Part of our argument for collective care and accountability stems from a recognition that we are all complicit in reproducing the logics of neoliberal education systems. We all make compromises and are compromised. Here too, Anna Tsing’s thoughts on ruination and contamination resonate with us. There can be no return to an innocent, pre-contamination world, and the recognition that we are all contaminated (as well as complicit in this contamination) can form the basis for a new commitment to care, and compassion for one another, which remains inescapably political. This relates to our arguments about collective vulnerability – the admission of one’s complicity and contamination first requires vulnerability. But we can use our complicity as a weapon: whilst we cannot avoid being complicit in the logics of neoliberal education, by engaging collectively with the system we might find ways to engage in acts of ‘critical bureaucracy’, subverting the logic of the system in ways that create space for us to think together, care together, and protect whoever is most vulnerable in any given situation.

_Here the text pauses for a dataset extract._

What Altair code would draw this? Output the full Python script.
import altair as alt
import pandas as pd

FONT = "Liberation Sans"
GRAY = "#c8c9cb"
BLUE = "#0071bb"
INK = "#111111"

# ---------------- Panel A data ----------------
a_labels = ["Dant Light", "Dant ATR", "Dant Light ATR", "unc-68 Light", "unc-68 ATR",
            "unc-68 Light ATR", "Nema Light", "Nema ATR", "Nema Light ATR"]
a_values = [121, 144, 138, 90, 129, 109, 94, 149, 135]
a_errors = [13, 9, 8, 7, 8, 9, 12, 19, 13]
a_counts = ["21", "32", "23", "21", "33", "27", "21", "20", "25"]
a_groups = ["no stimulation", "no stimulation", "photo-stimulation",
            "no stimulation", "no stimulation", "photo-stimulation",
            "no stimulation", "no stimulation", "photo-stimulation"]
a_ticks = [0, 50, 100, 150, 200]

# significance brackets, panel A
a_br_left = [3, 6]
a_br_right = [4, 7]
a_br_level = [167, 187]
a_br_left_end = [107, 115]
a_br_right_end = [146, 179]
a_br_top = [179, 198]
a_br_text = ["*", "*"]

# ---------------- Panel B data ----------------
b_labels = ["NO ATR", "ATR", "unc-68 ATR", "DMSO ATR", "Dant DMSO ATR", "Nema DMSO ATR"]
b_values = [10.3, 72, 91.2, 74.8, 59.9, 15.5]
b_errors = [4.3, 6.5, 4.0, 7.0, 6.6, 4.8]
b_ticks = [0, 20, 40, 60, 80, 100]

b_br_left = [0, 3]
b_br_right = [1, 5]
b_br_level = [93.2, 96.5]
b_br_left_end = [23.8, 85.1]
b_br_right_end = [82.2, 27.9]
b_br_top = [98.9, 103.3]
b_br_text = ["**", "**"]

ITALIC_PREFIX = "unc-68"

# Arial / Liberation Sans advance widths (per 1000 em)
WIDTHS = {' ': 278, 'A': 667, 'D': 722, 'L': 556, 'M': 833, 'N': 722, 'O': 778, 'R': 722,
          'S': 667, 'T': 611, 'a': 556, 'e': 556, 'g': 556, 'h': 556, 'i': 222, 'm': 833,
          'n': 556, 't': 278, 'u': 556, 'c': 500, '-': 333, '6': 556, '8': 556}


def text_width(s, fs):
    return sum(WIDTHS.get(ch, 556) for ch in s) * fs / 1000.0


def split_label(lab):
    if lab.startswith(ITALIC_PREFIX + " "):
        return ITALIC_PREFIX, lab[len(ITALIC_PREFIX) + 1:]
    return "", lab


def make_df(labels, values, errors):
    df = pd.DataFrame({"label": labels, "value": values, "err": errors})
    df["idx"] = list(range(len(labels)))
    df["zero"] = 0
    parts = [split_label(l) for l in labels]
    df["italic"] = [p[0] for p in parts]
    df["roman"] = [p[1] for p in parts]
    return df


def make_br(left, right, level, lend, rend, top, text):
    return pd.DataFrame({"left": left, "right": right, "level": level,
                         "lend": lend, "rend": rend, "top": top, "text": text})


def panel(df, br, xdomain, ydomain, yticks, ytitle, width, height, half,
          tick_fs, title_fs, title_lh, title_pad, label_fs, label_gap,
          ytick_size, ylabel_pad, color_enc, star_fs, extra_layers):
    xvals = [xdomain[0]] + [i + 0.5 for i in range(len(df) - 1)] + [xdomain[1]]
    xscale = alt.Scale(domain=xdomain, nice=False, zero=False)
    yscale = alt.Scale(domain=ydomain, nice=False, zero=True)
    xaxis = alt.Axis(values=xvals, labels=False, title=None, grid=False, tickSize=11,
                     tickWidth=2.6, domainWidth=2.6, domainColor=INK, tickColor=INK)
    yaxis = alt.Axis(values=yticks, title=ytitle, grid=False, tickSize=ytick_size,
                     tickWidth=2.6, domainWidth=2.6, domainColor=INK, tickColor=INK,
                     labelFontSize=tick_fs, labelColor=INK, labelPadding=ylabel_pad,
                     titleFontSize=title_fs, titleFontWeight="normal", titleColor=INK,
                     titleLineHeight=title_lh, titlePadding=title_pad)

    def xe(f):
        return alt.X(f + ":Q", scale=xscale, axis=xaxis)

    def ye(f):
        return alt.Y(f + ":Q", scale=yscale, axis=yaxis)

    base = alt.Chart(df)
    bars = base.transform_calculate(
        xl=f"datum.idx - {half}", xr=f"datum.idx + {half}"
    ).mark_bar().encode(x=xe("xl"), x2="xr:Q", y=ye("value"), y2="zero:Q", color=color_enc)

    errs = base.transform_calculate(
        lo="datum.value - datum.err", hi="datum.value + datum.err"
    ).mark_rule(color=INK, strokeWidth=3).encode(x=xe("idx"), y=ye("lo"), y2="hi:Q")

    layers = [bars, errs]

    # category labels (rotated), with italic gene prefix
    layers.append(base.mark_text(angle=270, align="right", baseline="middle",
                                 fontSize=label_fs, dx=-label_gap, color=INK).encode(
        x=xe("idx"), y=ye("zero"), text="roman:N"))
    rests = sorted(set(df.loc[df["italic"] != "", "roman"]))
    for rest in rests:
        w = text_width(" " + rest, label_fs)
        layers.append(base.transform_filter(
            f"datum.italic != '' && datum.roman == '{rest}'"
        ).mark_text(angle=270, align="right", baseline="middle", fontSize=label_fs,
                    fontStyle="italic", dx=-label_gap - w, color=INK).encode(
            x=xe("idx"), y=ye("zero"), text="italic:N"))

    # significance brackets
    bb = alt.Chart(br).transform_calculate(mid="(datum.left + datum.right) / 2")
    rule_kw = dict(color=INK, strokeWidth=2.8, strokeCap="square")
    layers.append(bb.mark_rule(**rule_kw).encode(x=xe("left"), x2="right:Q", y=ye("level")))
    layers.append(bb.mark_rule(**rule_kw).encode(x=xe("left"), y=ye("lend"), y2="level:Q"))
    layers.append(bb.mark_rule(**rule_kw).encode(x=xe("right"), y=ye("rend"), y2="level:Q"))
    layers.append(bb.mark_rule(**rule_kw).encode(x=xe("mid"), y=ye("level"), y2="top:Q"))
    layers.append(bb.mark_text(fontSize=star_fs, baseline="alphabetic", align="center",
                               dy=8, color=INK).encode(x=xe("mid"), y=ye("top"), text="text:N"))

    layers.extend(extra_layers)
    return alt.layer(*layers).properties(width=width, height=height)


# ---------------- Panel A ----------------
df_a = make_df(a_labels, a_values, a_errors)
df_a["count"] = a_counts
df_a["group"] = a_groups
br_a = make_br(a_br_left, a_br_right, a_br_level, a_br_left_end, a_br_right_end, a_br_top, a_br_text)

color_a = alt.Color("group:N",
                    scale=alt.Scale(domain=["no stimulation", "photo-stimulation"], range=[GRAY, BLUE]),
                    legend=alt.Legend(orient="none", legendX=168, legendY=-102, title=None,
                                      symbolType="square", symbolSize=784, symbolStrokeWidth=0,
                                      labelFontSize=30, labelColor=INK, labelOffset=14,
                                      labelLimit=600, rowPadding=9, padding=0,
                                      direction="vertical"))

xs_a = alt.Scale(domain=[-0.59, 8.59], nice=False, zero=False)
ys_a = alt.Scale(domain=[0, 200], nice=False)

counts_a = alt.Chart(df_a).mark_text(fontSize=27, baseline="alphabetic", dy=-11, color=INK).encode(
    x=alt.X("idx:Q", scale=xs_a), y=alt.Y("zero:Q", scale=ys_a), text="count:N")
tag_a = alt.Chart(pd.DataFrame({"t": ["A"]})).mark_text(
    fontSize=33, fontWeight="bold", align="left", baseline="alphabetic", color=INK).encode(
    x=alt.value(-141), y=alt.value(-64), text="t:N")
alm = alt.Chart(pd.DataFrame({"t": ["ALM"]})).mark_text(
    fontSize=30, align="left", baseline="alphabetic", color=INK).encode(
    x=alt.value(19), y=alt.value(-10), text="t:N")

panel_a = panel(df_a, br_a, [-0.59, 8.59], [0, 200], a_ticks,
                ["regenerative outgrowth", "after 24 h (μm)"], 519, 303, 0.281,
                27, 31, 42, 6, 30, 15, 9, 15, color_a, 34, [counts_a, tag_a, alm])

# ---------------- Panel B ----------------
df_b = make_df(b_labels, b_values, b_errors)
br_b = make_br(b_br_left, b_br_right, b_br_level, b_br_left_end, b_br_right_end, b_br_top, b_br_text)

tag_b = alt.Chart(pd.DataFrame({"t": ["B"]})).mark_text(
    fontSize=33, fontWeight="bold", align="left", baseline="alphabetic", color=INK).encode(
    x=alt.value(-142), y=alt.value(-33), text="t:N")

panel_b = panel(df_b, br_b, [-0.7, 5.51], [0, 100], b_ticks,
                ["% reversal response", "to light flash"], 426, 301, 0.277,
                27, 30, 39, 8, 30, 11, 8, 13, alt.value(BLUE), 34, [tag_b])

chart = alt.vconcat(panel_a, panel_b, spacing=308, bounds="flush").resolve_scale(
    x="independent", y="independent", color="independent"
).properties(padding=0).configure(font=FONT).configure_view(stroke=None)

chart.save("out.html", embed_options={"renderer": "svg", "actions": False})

It is increasingly difficult to find spaces to chat with each other that are private or ‘off the record’ – the machine (which is often also our employer) now mediates almost all exchanges with students and colleagues. While this shift has been accelerated by pragmatic responses to the pandemic, it certainly works to the advantage of our employers – it is much easier to surveil employees, atomise and intimidate them into silence, just in case what they say doesn’t stay private. But those attempts to surveil and intimidate make it all the more urgent that we create spaces of collective care.

We need to attune ourselves to reading, noticing and responding to the clues in online communications that reveal when our colleagues are stressed, exhausted, worried or afraid and find ways of acknowledging and responding to that together.

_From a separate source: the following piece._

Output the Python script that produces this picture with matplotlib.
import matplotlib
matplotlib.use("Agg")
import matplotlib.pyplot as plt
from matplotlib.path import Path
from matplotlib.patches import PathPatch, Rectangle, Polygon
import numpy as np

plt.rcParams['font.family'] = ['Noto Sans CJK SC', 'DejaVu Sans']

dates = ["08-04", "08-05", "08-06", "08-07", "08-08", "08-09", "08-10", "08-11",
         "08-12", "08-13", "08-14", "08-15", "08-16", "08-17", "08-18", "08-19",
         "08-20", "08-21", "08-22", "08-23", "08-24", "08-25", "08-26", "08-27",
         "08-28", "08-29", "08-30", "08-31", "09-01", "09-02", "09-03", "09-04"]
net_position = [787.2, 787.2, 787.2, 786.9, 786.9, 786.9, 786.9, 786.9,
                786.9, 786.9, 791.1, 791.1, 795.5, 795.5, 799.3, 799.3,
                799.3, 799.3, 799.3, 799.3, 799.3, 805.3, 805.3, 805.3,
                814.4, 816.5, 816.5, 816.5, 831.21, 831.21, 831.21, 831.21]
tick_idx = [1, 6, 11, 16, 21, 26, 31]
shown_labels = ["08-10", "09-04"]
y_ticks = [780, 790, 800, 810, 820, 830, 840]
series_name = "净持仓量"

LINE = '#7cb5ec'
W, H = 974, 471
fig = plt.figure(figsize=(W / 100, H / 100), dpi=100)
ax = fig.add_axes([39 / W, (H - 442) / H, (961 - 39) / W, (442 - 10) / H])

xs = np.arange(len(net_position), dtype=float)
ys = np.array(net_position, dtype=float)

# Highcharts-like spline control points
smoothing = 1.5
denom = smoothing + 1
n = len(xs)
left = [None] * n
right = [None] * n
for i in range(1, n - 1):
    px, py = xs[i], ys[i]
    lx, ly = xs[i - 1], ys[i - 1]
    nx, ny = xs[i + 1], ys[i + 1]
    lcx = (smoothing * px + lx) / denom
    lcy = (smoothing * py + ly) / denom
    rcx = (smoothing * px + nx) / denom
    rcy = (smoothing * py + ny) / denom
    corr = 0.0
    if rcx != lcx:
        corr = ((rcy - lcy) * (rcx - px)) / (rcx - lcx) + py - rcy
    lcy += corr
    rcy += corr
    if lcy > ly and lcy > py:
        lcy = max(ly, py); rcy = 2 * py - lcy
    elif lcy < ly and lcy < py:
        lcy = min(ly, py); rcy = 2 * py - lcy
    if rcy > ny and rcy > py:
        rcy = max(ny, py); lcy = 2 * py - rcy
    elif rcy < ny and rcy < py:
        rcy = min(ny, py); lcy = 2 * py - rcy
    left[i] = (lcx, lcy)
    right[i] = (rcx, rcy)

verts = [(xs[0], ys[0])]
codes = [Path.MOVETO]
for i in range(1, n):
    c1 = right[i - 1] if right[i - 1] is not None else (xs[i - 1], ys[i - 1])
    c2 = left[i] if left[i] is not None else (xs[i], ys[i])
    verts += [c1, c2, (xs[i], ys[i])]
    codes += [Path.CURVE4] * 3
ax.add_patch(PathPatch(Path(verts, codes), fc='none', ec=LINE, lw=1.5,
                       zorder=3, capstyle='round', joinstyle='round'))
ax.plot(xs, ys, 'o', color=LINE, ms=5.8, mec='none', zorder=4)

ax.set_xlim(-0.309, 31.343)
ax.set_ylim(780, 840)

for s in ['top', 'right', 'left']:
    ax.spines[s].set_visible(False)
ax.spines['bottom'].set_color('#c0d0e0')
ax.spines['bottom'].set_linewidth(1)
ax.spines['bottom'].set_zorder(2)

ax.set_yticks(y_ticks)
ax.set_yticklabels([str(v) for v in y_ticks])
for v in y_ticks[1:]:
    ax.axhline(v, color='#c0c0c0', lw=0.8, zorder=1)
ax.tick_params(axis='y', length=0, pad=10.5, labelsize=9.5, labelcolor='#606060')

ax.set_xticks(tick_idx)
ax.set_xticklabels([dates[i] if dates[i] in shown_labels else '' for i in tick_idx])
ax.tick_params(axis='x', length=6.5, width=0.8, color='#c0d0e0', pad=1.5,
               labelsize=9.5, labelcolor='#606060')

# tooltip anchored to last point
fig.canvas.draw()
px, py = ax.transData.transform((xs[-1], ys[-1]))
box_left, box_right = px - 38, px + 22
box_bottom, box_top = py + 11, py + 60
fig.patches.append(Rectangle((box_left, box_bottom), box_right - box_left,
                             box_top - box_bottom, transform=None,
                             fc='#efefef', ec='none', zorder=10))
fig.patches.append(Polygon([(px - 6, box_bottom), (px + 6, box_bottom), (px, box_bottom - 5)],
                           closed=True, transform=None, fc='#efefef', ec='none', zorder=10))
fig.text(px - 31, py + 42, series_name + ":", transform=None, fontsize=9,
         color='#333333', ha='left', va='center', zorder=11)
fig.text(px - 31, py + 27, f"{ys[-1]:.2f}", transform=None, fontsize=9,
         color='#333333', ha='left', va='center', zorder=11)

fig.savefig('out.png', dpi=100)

At the core of UCU Commons is a commitment to equality, transparency and education as a public good. In terms of equality, collective care may involve intentionally noticing instances of inequality and responding together. It could mean looking out for members who are marginalised, checking in with each other, and meeting for that socially distanced walk. Transparency within collective care could be a willingness to be open and vulnerable about our anxieties, to be honest with our concerns as well as a commitment to transparency in our practices and decision making. 

As UCU Commons we have a shared agreement that education should be free and readily accessible, opposing the prevailing neo-liberal forms of management. If we are to imagine and pursue these goals we need to foster collective care. We need to be brave and vulnerable enough to look at the ruins of the neo-liberal university and to find the spaces for growth on our terms. Not just in an attempt at survival, but as a purposeful step towards the goal of growing something better. It starts with a shared acknowledgement of the brokenness of the system (and our own brokenness within it) and continues with gentle nurturing (and perhaps more than a little stubbornness).

For us, fostering collective care also involves working together to create opportunities for rediscovering joy in what we do, as a priority need – without this joy, where do we find the necessary reserves to push for better higher education? Share the joy. Collective joy is a threat to the logic of the contemporary university, which constantly seeks to individualise and commodify pleasure – as ‘the student experience’, or as personal professional advancement. Collective care is not just for the bad times. Taking pleasure in each other’s successes and joys is integral to forging a collective that can support each other when things are tough. When we collectivize care, we build solidarity; when we build solidarity in the cracks of the university’s ruins, we stand a chance of sustaining new commons.